I do hope trainer Steve Asmussen has another rider scheduled for his charges at Delta Downs. Apparently, Meche does not plan on returning to Vinton, and he may be well advised not to.

Stephen L. Huter
Lafayette, La.

Horse's close call a cautionary tale

I write in regard to the July 25 article "Saving a diamond from the rough." I have been in the horse business for 20-plus years, so I am not a "newbie" on the block.

The sale where Media Empire was discovered, in New Holland, Pa., has been a well-known place for longer than I have been around, where horses who are no longer useful or productive are auctioned off to slaughterhouses here and abroad. Anyone with a thimbleful of knowledge in this business knows what goes on at the New Holland sale.

I applaud Kelly Young of Lost and Found Horse Rescue for her educated eye in discovering Media Empire and rescuing him from death in a slaughterhouse.
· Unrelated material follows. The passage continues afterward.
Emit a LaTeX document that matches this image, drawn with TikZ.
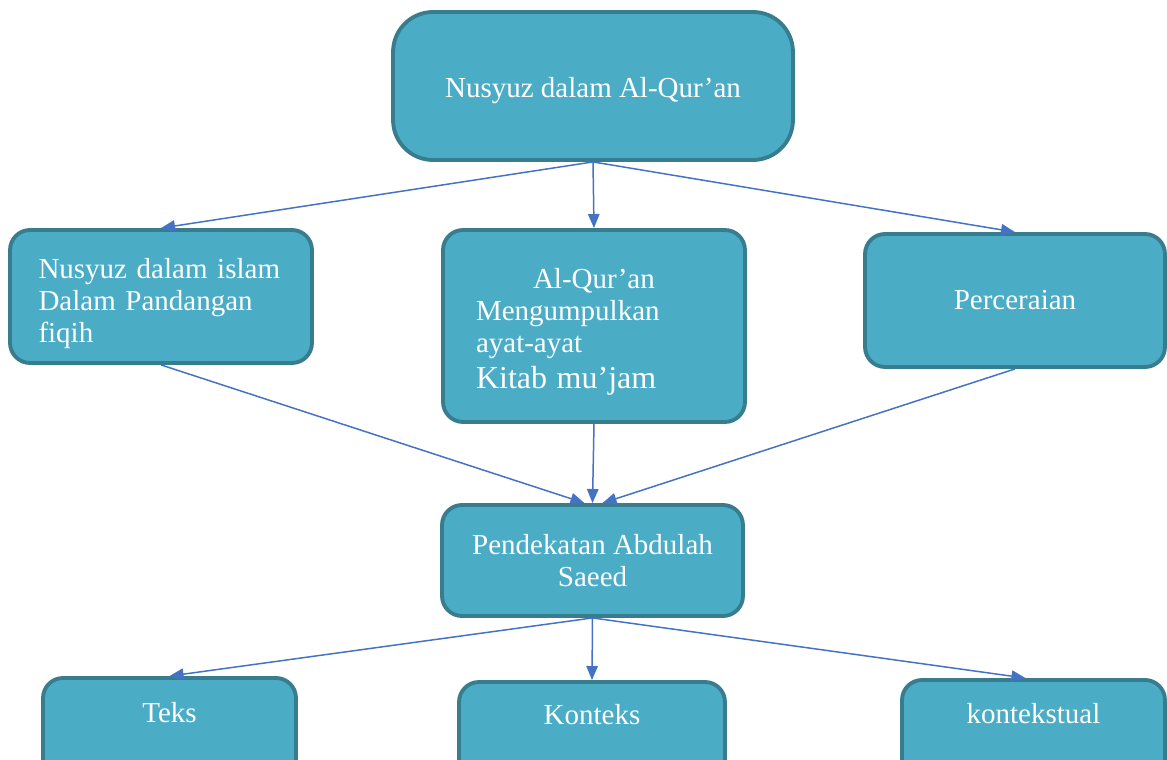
\documentclass[tikz,border=0pt]{standalone}
\usepackage{fontspec}
\setmainfont{Liberation Serif}
\usetikzlibrary{arrows.meta}
\definecolor{boxfill}{RGB}{75,172,198}
\definecolor{boxline}{RGB}{56,125,142}
\definecolor{arrowblue}{RGB}{68,114,196}
\hyphenpenalty=10000
\begin{document}
\begin{tikzpicture}[
	x=0.02cm, y=-0.02cm,
	box/.style={ rectangle, rounded corners=0.4cm, draw=boxline, fill=boxfill, line width=2.2pt, text=white, font=\fontsize{16.5}{18.3}\selectfont, inner sep=0pt },
	topbox/.style={ box, rounded corners=0.8cm, minimum width=8cm, minimum height=2.96cm },
	midbox/.style={ box, minimum width=6.04cm, minimum height=2.66cm },
	lowbox/.style={ box, minimum height=2.24cm, text height=0.4cm, text depth=0.88cm },
	link/.style={ draw=arrowblue, line width=0.85pt, -{Triangle[length=8pt,width=6.5pt]} }
]
\useasboundingbox (0,0) rectangle (1167,760);

% top
\node[topbox, text height=0.6cm] at (593,86) (nTop) {Nusyuz dalam Al-Qur'an};

% second row
\node[midbox, text width=4.9cm, text height=0.67cm, align=left] at (161,296.5) (nFiqih) {Nusyuz dalam islam\\Dalam Pandangan\\fiqih};
\node[midbox, minimum height=3.84cm, text width=4.72cm, text height=0.63cm, align=left] at (594,326) (nMujam) {\hspace*{1.14cm}Al-Qur'an\\Mengumpulkan\\ayat-ayat\\[2pt]{\fontsize{18.2}{20}\selectfont Kitab mu'jam}};
\node[midbox, minimum width=6cm] at (1015,300.5) (nCerai) {Perceraian};

% approach
\node[box, minimum width=6.02cm, minimum height=2.22cm, align=center] at (592.5,560.5) (nSaeed) {Pendekatan Abdulah\\Saeed};

% bottom row
\node[lowbox, minimum width=5.06cm] at (169.5,734) (nTeks) {Teks};
\node[lowbox, minimum width=5.32cm, minimum height=2.16cm] at (592,736) (nKonteks) {Konteks};
\node[lowbox, minimum width=5.26cm, minimum height=2.2cm] at (1033.5,735) (nKontekstual) {kontekstual};

\draw[link] (nTop.south) to (nFiqih.north);
\draw[link] (nTop.south) to (nMujam.north);
\draw[link] (nTop.south) to (nCerai.north);

\draw[link] (nFiqih.south) to ([xshift=-0.16cm]nSaeed.north);
\draw[link] (nMujam.south) to (nSaeed.north);
\draw[link] (nCerai.south) to ([xshift=0.2cm]nSaeed.north);

\draw[link] (nSaeed.south) to (nTeks.north);
\draw[link] (nSaeed.south) to (nKonteks.north);
\draw[link] (nSaeed.south) to ([xshift=-0.16cm]nKontekstual.north);

\end{tikzpicture}
\end{document}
Strange, though, that once word got out about Media Empire's illustrious lineage, suddenly there were many interested parties. Why wasn't Media Empire offered to an interested party before he was put on a van? If someone had taken the time to put an ad in a horse publication or contacted one of the many rescue associations, he wouldn't have had to be saved from impending doom.

Hopefully with some TLC, and knowledgeable vet care, he can recover sufficiently to go to the breeding shed, and if not, then sent out to pasture. Let us learn a valuable lesson here: One man's trash is another man's treasure. Horses can live a useful, productive life beyond the racetrack, even if it's just being someone's pet.

Connie Scherr
Newtown, Pa.

Still-tough champion has management problem

The July 23 article "Life after Azeri turns out rosy" stated that "Azeri's form has crumbled," and that her former trainer, Laura de Seroux, "feels vindicated." The notion that Azeri's form has in any way tailed off is preposterous.

Azeri's victory less than four months ago in the Apple Blossom was unquestionably the most impressive win of her career, especially when one considers that it came off a six-month layoff against a tough field (she was the third choice in the wagering). That was followed by three consecutive losses, which apparently prompted the statement that her form "has crumbled."

Anyone who has seen her race throughout her career or even read her past performances knows that she is a two-turn horse, and she needs the lead.

I feel Azeri has been mismanaged this year by her new trainer. Aside from running Azeri in the Apple Blossom (a virtual no-brainer considering the purse value and her perfect record in that race), I feel that every decision trainer D. Wayne Lukas has made regarding Azeri has been wrong. Entering her in the seven-furlong Humana Distaff was an insane decision in its own right, but nothing can hold a candle to the ineptitude of throwing her to the wolves in the Met Mile. While I applaud the choice to run her against males, the Met Mile might have been the single worst spot, save the Breeders' Cup Sprint. Why enter a mare who prefers routes in essentially a sprint against America's fastest males? And then, to run her back 19 days later in the Ogden Phipps, another one-turn race, just seemed cruel.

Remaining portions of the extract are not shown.